Do More Due Diligence on a Buyer
I recently learned about a large company that was re-branding one of its business units. I did some domain research to see if they had acquired a matching domain name, and the domain name is now owned by one of the large brand management and protection firms. I wanted to see if I could learn how it was acquired, and that’s where it got interesting.
A couple of years ago, the domain name was owned by a domain investor. I don’t believe I know the person, but the registrant name makes it pretty clear that it was owned by a domain investor. It’s also parked at Internet Traffic still, so that makes me think the brand management firm hasn’t changed the DNS yet.
In between the domain name being owned by the domain investor and brand management company, there was an interesting registrant. Based on the website associated with that email address, it appeared the buyer would be “in the business” associated with the domain name, but most likely not a major brand seeking to buy the domain name. This was probably a website set up to make the buyer appear as if he or she was the owner of a small brand within that vertical.
My guess is that someone used the @website email to covertly buy the domain name from the domain investor. The domain investor probably assumed it was a random person in that space who couldn’t afford to spend a lot of money on the name.
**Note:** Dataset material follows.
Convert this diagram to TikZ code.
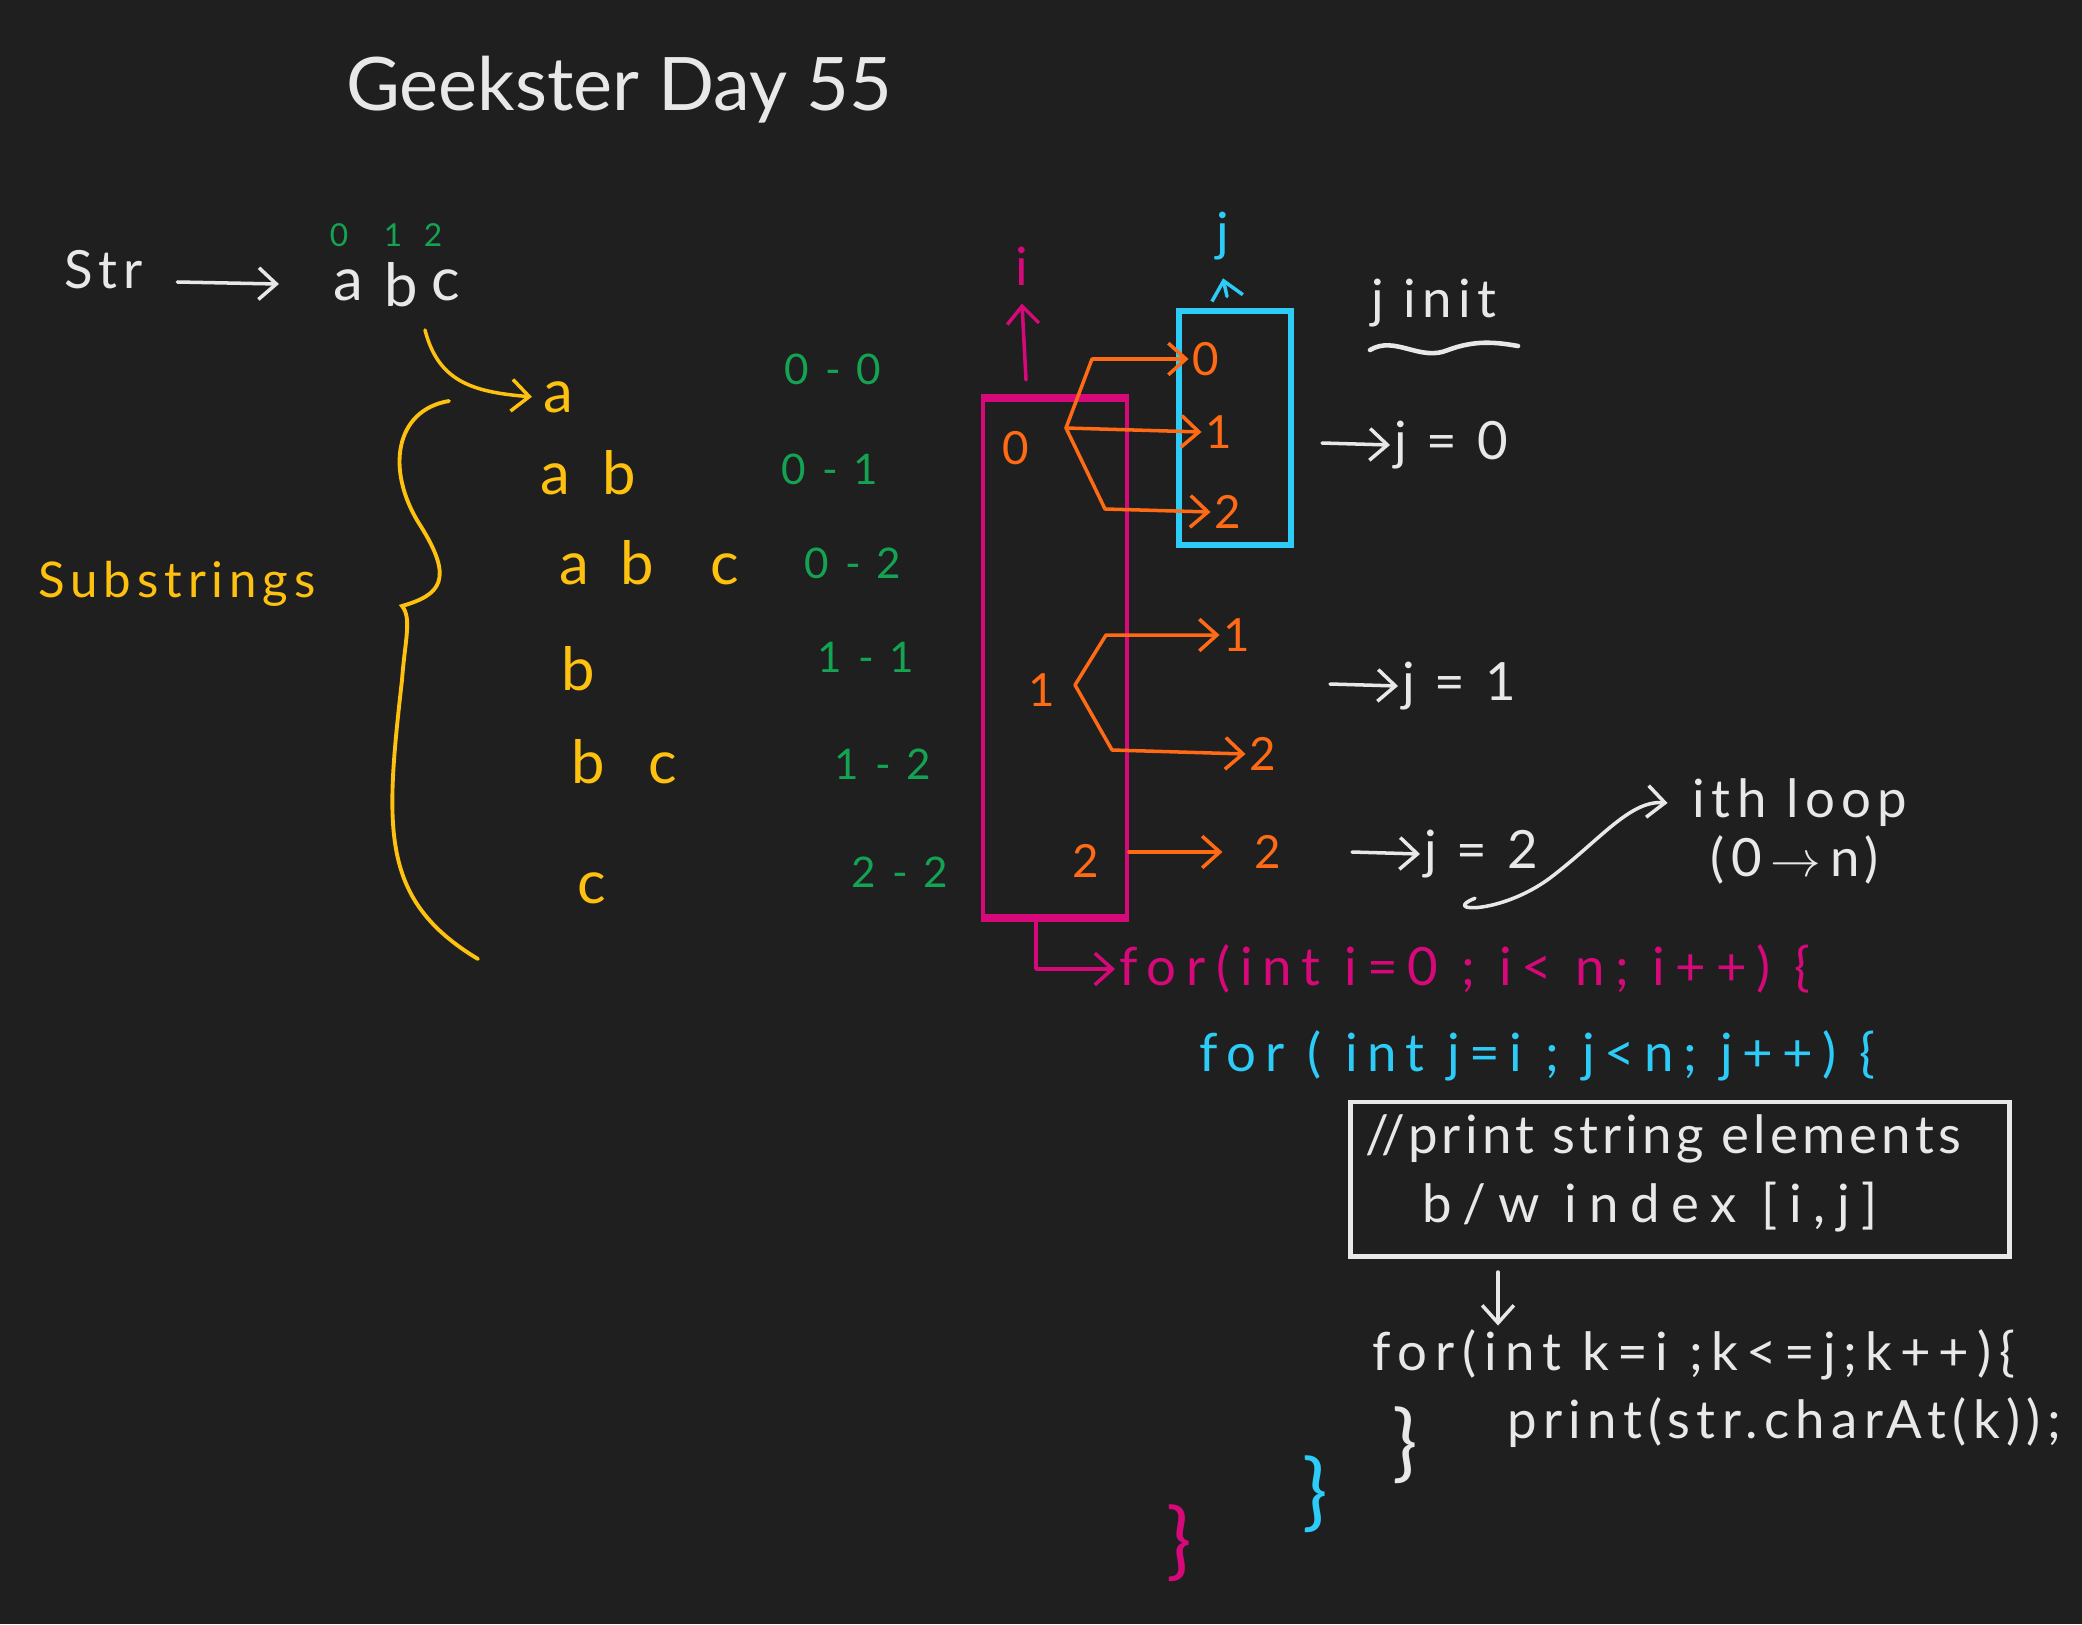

After the sale, it was then transferred to the brand management firm that manages the domain names for the large company.
When you’re in the process of selling a domain name to someone who inquired, it is critical to do due diligence. There are many ways large brands and protection companies can hide, but we need to make sure we are maximizing the sale price of our assets. In the example above, I was able to use a few clues (aside from the final destination of the domain name) to determine that it was likely a ruse.
I obviously don’t know how the domain investor was approached or if he or she could have investigated further, but it’s our job to know who wants to buy our assets.